Com medo, Nakwatcha e seu povo se esconderam. Se calaram, numa resistência silenciosa. Chegaram ao ponto de evitar as crianças, pois elas com seus choros os “denunciariam” aos caçadores. Para isso, a sentença de seus bebês era a morte. Tiveram que derramar o próprio sangue, pois sabiam qual seria o destino de todos. Quando foram encontrados, Nakwatcha recordou aos pesquisadores como testemunhou as mortes dos seus parentes: um tiro na cabeça.
O indigenista Renato Sanchez lembra o quanto foi difícil para que este povo pudesse receber outras pessoas. O quanto foi difícil eles voltarem a acolher suas próprias crianças. Arredios pelo massacre do qual foram vítimas, “eles criaram resistência e medo”. “Hoje não, um bebê é uma alegria para eles, fazem festas e comemoram”, enfatiza. Em 21 de outubro de 2022, nasceu Numaeky, filho de Trumak Avá-Canoneiro e Tatiane Tapirapé. Com poucos membros, a etnia tem se miscigenado.

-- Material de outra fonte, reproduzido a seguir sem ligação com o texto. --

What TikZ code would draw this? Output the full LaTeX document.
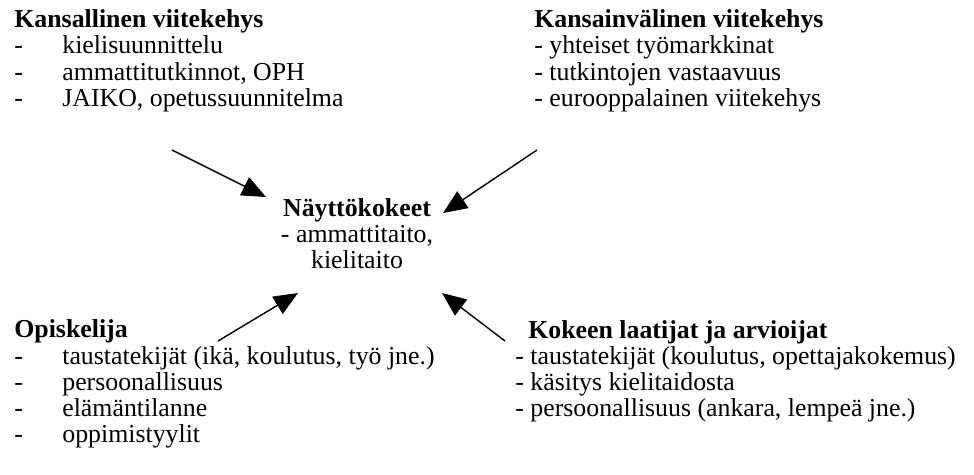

Uma carta escrita pelo presidente da província do Estado de Goiás, Antero Cícero de Assis, em 1874, endereçado ao promotor da Cidade de Goiás, narra conflitos entre Avá-Canoeiro e os colonizadores da região. A violência acontecia às margens do Rio Araguaia.
Duas famílias
Marlene Moura, no livro “Índios de Goiás”, edição 2006, ressalta que, antes da colonização da região central do Brasil, os Avá-Canoeiros se distribuíam em aldeias com população entre 250 a 300 habitantes. Atualmente, segundo registros, não passam de duas famílias. Uma com apenas cinco membros, agora, quatro com a morte de Nakwatcha. A outra, localizada no Tocantins, com apenas oito membros.
Ao Jornal Opção, a professora Dulce Pedroso, autora da obra “O Povo Invisível — A História dos Avá-Canoeiros nos Séculos XVIII e XIX”, destaca que os dois grupos eram um só. É que eles dominam toda a região do Rio Tocantins e Araguaia. “Eles são parentes e recentemente voltaram a ter contatos”, relata.